La solution évidente que personne ne veut prendre
Il existe une solution simple, évidente, immédiate : rouvrir le gouvernement. Adopter un budget de continuité qui maintient les programmes existants le temps de négocier une réforme plus large. C’est ce qui s’est toujours fait lors des précédents shutdowns. Mais cette fois, les deux camps refusent de céder. Les Républicains veulent imposer leur vision radicale inscrite dans le One Big Beautiful Bill Act. Les Démocrates refusent d’accepter des coupes massives dans les programmes sociaux et l’élimination des crédits d’impôt de l’ACA. Et pendant que les élus se livrent à cette guerre d’ego, ce sont les civils qui paient le prix. Des experts en négociation politique suggèrent qu’un compromis pourrait inclure une prolongation temporaire des crédits d’impôt de l’ACA en échange de certaines réformes du SNAP—comme des exigences de travail renforcées pour les adultes sans enfants. Mais même ces compromis sont rejetés par les ailes radicales des deux partis. À gauche, on refuse toute conditionnalité supplémentaire qui exclurait des bénéficiaires vulnérables. À droite, on refuse tout ce qui ressemble à une « victoire » démocrate. Le centre de gravité politique s’est tellement déplacé vers les extrêmes que toute forme de pragmatisme est devenue politiquement toxique.
Conclusion
L’affaire du SNAP en novembre 2025 restera comme un moment de vérité brutal pour l’Amérique.

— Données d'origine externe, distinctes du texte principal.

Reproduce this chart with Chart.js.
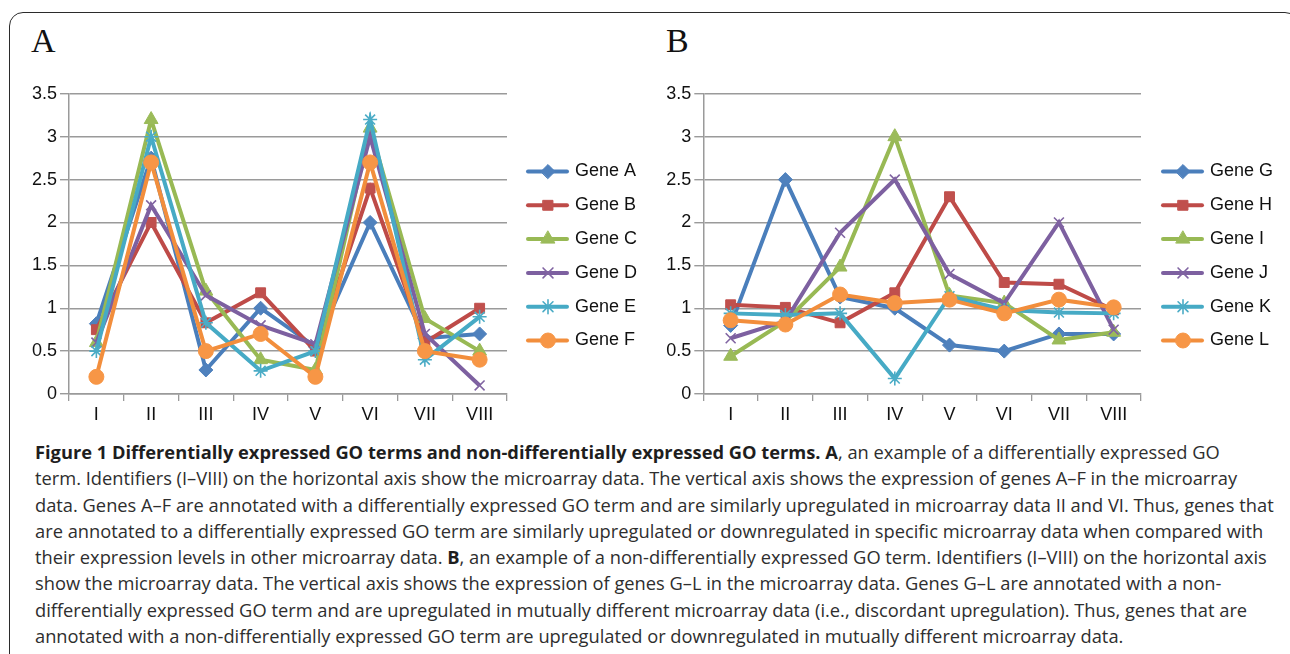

Elle a révélé, de manière crue et incontestable, ce que beaucoup refusaient de voir : que le Project 2025 n’était pas une théorie du complot ou une exagération partisane, mais un programme politique réel, appliqué méthodiquement, avec des conséquences dévastatrices pour les plus vulnérables. Elle a exposé la vacuité des discours conservateurs sur les « valeurs chrétiennes » et la « protection de la vie »—comment peut-on prétendre défendre la vie tout en affamant délibérément 42 millions de personnes, dont une majorité d’enfants, de personnes âgées et de personnes handicapées ? Elle a démontré que la cruauté n’est pas un bug du système politique actuel, mais une fonctionnalité—un outil consciemment utilisé pour forcer des concessions, punir les adversaires, et maintenir un rapport de force favorable. Ronald Lubrant avait raison : pour des millions d’Américains, la suspension du SNAP est une sentence de mort. Pas immédiate, pas spectaculaire, mais progressive, insidieuse, implacable. On ne meurt pas en un jour quand on ne mange pas—on s’affaiblit, on tombe malade, on perd ses forces, on abandonne. Et c’est exactement ce que l’administration Trump et les Républicains du Congrès ont choisi d’infliger à leurs concitoyens les plus démunis. Au nom de quoi ? De principes budgétaires abstraits ? D’une idéologie punitive qui considère la pauvreté comme une faute morale ? D’un calcul politique cynique qui parie sur l’oubli et la passivité des électeurs ? Peu importe, au fond. Le résultat est le même : des enfants ont faim, des vieillards désespèrent, des familles se disloquent. Et pendant ce temps, l’Amérique—cette nation qui se prétend la plus riche, la plus puissante, la plus vertueuse du monde—gaspille 400 milliards de dollars de nourriture chaque année. Si ce n’est pas une condamnation morale sans appel de notre civilisation, je ne sais pas ce qui pourrait l’être.